Navigate to News section

The End of an Era

On ‘Girls,’ Hannah prepares to leave behind her life in New York City

by
Miranda Cooper
April 10, 2017
Mark Schafer
Mark Schafer
Mark Schafer
Mark Schafer

On the penultimate episode of Girls, more change is afoot for Hannah. As the episode opens, we see her walking through a picturesque campus. Turns out it’s a college upstate, where she’s applying for a job teaching students to write “for the Internet,” as part of the department’s attempt to remain edgy and relevant. We can cross off a few more squares of this season’s Jewish Writer Bingo in this episode: The department head who interviews Hannah recounts an anecdote about the time that Norman Mailer…uh, Norman Mailer’s friend Jeff… hit on her. And later in the episode, Hannah has a flirtatious subway encounter with an attractive man reading Michael Chabon’s The Mysteries of Pittsburgh. She asks if it’s good, and he replies that it’s OK. But when they arrive at their shared stop and she stands up, revealing her growing belly, and their spark is immediately extinguished (he calls her “ma’am,” and she calls him out), I wasn’t too disappointed. Hannah deserves a guy who realizes that Chabon’s debut novel is wonderful, not just OK.

Hannah gets the professor job, leaving us all wondering how exactly she’s qualified for such a thing. So Hannah is leaving New York, and thus sets out on her “Goodbye Tour” of the city she’s called home for the entire series. It makes sense: For Hannah, New York is synonymous with unproductivity and anxiety and youthful indiscretion and floundering. She’ll soon have a child to raise, and it’s time to move on.

Elijah, who has finally gotten the role in the White Men Can’t Jump musical, mourns Hannah’s departure, and we are privy to an improbably touching moment as they lie in bed in their separate rooms and Elijah sings her a Demi Lovato song. Elijah and Hannah’s friendship was surprisingly free of angst and ugliness, and Hannah will surely miss having him around.

Not so for Hannah’s relationship with the show’s other three “girls.” Hannah has been trying to get in touch with Marnie for advice about whether to move upstate, but Marnie keeps ignoring her calls. After leaving her several voicemails, Hannah tries Shoshanna, who won’t pick up, either. For a moment, I wondered if she’d call Jessa next—perhaps Hannah thought about it too.

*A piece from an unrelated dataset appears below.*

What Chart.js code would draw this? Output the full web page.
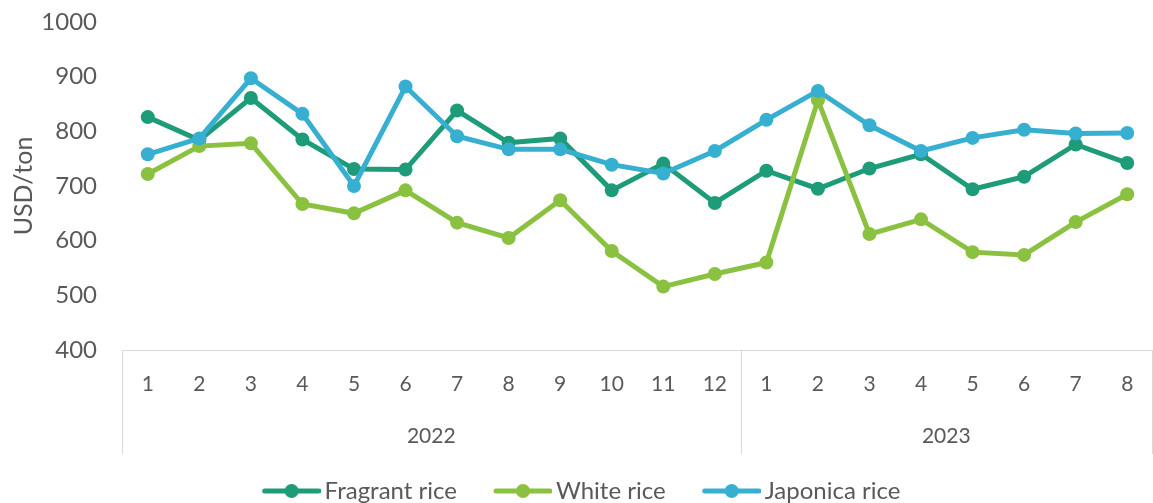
<!DOCTYPE html>
<html lang="en">
<head>
  <meta charset="UTF-8">
  <title>Rice export prices</title>
  <script src="https://cdn.jsdelivr.net/npm/chart.js"></script>
  <style>
    html, body {
      margin: 0;
      overflow: hidden;
      background: #fff;
    }
    .chart-box {
      width: 1153px;
      height: 503px;
    }
  </style>
</head>
<body>
  <div class="chart-box">
    <canvas id="riceChart"></canvas>
  </div>

  <script>
    const months = ['1', '2', '3', '4', '5', '6', '7', '8', '9', '10', '11', '12',
                    '1', '2', '3', '4', '5', '6', '7', '8'];
    const years = ['2022', '2023'];
    const monthsPerYear = [12, 8];

    const fragrant = [826, 784, 861, 785, 731, 730, 838, 779, 787, 692, 741, 669,
                      728, 695, 732, 758, 694, 717, 776, 742];
    const white = [722, 773, 778, 667, 650, 692, 633, 605, 674, 581, 516, 539,
                   560, 857, 612, 639, 579, 574, 634, 685];
    const japonica = [758, 787, 897, 832, 700, 882, 791, 767, 767, 739, 723, 764,
                      821, 874, 811, 764, 788, 803, 796, 797];

    const textColor = '#595959';
    const lineGrey = '#d9d9d9';
    const fontName = 'Lato, "Open Sans", sans-serif';

    // legend picture: line with a dot, blank space on the left for item spacing
    function legendMarker(color) {
      const c = document.createElement('canvas');
      c.width = 88;
      c.height = 16;
      const ctx = c.getContext('2d');
      ctx.strokeStyle = color;
      ctx.lineWidth = 5;
      ctx.lineCap = 'round';
      ctx.beginPath();
      ctx.moveTo(32, 8);
      ctx.lineTo(86, 8);
      ctx.stroke();
      ctx.fillStyle = color;
      ctx.beginPath();
      ctx.arc(59, 8, 7, 0, Math.PI * 2);
      ctx.fill();
      return c;
    }

    function series(label, data, color, order) {
      return {
        label: label,
        data: data,
        borderColor: color,
        backgroundColor: color,
        borderWidth: 5,
        pointRadius: 7,
        pointHoverRadius: 7,
        pointBorderWidth: 0,
        pointStyle: 'circle',
        tension: 0,
        order: order,
        legendMarker: legendMarker(color)
      };
    }

    // year row under the month labels, with the group separators
    const yearAxis = {
      id: 'yearAxis',
      afterLayout(chart) {
        // move the legend down and a bit left, like the excel one
        chart.legend.top += 10;
        chart.legend.bottom += 10;
        chart.legend.left -= 6;
        chart.legend.right -= 6;
      },
      afterDraw(chart) {
        const ctx = chart.ctx;
        const x = chart.scales.x;
        const area = chart.chartArea;
        const top = area.bottom;
        const bottom = x.bottom;
        ctx.save();
        ctx.strokeStyle = lineGrey;
        ctx.lineWidth = 1;
        ctx.fillStyle = textColor;
        ctx.font = '21px ' + fontName;
        ctx.textAlign = 'center';
        ctx.textBaseline = 'middle';
        let start = 0;
        let left = area.left;
        for (let i = 0; i < years.length; i++) {
          const end = start + monthsPerYear[i];
          let right;
          if (end >= months.length) {
            right = area.right - 1;
          } else {
            right = (x.getPixelForValue(end - 1) + x.getPixelForValue(end)) / 2;
          }
          ctx.beginPath();
          ctx.moveTo(Math.round(left) + 0.5, top);
          ctx.lineTo(Math.round(left) + 0.5, bottom);
          ctx.stroke();
          ctx.fillText(years[i], (left + right) / 2, top + 86);
          left = right;
          start = end;
        }
        ctx.beginPath();
        ctx.moveTo(Math.round(left) + 0.5, top);
        ctx.lineTo(Math.round(left) + 0.5, bottom);
        ctx.stroke();
        ctx.restore();
      }
    };

    new Chart(document.getElementById('riceChart'), {
      type: 'line',
      data: {
        labels: months,
        datasets: [
          series('Fragrant rice', fragrant, '#1e9b78', 2),
          series('White rice', white, '#8bc141', 1),
          series('Japonica rice', japonica, '#37afd0', 0)
        ]
      },
      options: {
        responsive: true,
        maintainAspectRatio: false,
        animation: false,
        layout: {
          autoPadding: false,
          padding: 0
        },
        scales: {
          x: {
            offset: true,
            grid: { display: true, drawOnChartArea: false, drawTicks: false, offset: true },
            border: { display: true, color: lineGrey, width: 1 },
            ticks: {
              color: textColor,
              font: { family: fontName, size: 21 },
              padding: 22,
              maxRotation: 0,
              autoSkip: false
            },
            afterFit(scale) {
              scale.height = 104;
              scale.paddingLeft = 0;
              scale.paddingRight = 0;
            }
          },
          y: {
            min: 400,
            max: 1000,
            grid: { display: false, drawTicks: false },
            border: { display: false },
            ticks: {
              stepSize: 100,
              color: textColor,
              font: { family: fontName, size: 24 },
              padding: 25,
              callback: (v) => String(v)
            },
            title: {
              display: true,
              text: 'USD/ton',
              color: textColor,
              font: { family: fontName, size: 25 },
              padding: { top: 9, bottom: 0 }
            },
            afterFit(scale) {
              scale.width = 122;
              scale.paddingTop = 22;
              scale.paddingBottom = 0;
            }
          }
        },
        plugins: {
          tooltip: { enabled: false },
          legend: {
            position: 'bottom',
            labels: {
              color: textColor,
              font: { family: fontName, size: 24 },
              usePointStyle: true,
              pointStyleWidth: 72,
              padding: 15,
              sort: (a, b) => a.datasetIndex - b.datasetIndex,
              generateLabels(chart) {
                return chart.data.datasets.map((ds, i) => ({
                  text: ds.label,
                  fontColor: textColor,
                  pointStyle: ds.legendMarker,
                  fillStyle: ds.borderColor,
                  strokeStyle: ds.borderColor,
                  lineWidth: 0,
                  hidden: false,
                  datasetIndex: i
                }));
              }
            }
          }
        }
      },
      plugins: [yearAxis]
    });
  </script>
</body>
</html>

Soon enough, though, they’re all together again. Hannah, desperate for advice from her female friends, shows up at Shoshanna’s apartment, and inadvertently stumbles upon the reason no one has been answering her calls: Shoshanna is having a party, to which Hannah wasn’t invited, and Marnie didn’t want to hurt her feelings, so she avoided her altogether. It’s not just any party, either—it’s Shoshanna’s engagement party, celebrating her union with Byron Long, whom she met at a Sprinkles cupcake ATM. Shoshanna is moving forward with her life, and Hannah has no part in it; all the more reason for her to leave New York.

At Marnie’s insistence, the four girls gather in the bathroom in the middle of the party: it’s time to discuss the State of the Friendship, and it’s the first time they’ve all appeared onscreen together this season. Shoshanna’s indictment of the friendship—that they’re all poisonous for each other—is ruthless, but not too far off base. The answer to what happened to their friendship and whether it can be salvaged is all too apparent in the way they attempt to salvage it: each prioritizes her own grievances. Hannah, Marnie, Jessa, and even Shoshanna encourage narcissism in one another.

Yet among the four girls, it is the pairing with the most painful history—Hannah and Jessa—that is destined to find some redemption. Following the ill-fated bathroom meeting, the two share a heartfelt apology. Hannah concedes that she’s not even sure who needs to be apologizing at this point, and that it doesn’t really matter. They decide to enjoy the rest of the party together. It’s a moment of maturity and selflessness that in some ways is a response to Shoshanna’s conclusion in the bathroom.

There is something bittersweet in Hannah and Jessa’s rapprochement. It’s not that their reconciliation is impermanent; it’s just that Hannah is moving on from New York and from all of this. Her decision to start a new chapter in her life has been vindicated by the realization that the dynamic between herself, Marnie, Shoshanna, and Jessa is not sustainable for an adult life. Perhaps she and Jessa missed out on a friendship that could have had some happiness left in it, but it’s likely too late for that now.

As I watched Hannah move into her new upstate house, where she will raise her son, I had a moment of deja vu. The image of the bright, spacious new living space is reminiscent of when she moved to Iowa for the Writers’ Workshop in Season 4. Once again, she’s leaving New York in the hopes of pursuing something other than her frenzied freelance lifestyle, in a place where the fresh air is plentiful and the rent is cheap. But unlike with that move, there’s a sense that now, it’s for good—and good for Hannah. Hannah’s friendships have run their course; she is content being single; she’s ready to leave Brooklyn behind. She has, it seems, grown up. How else could Girls end?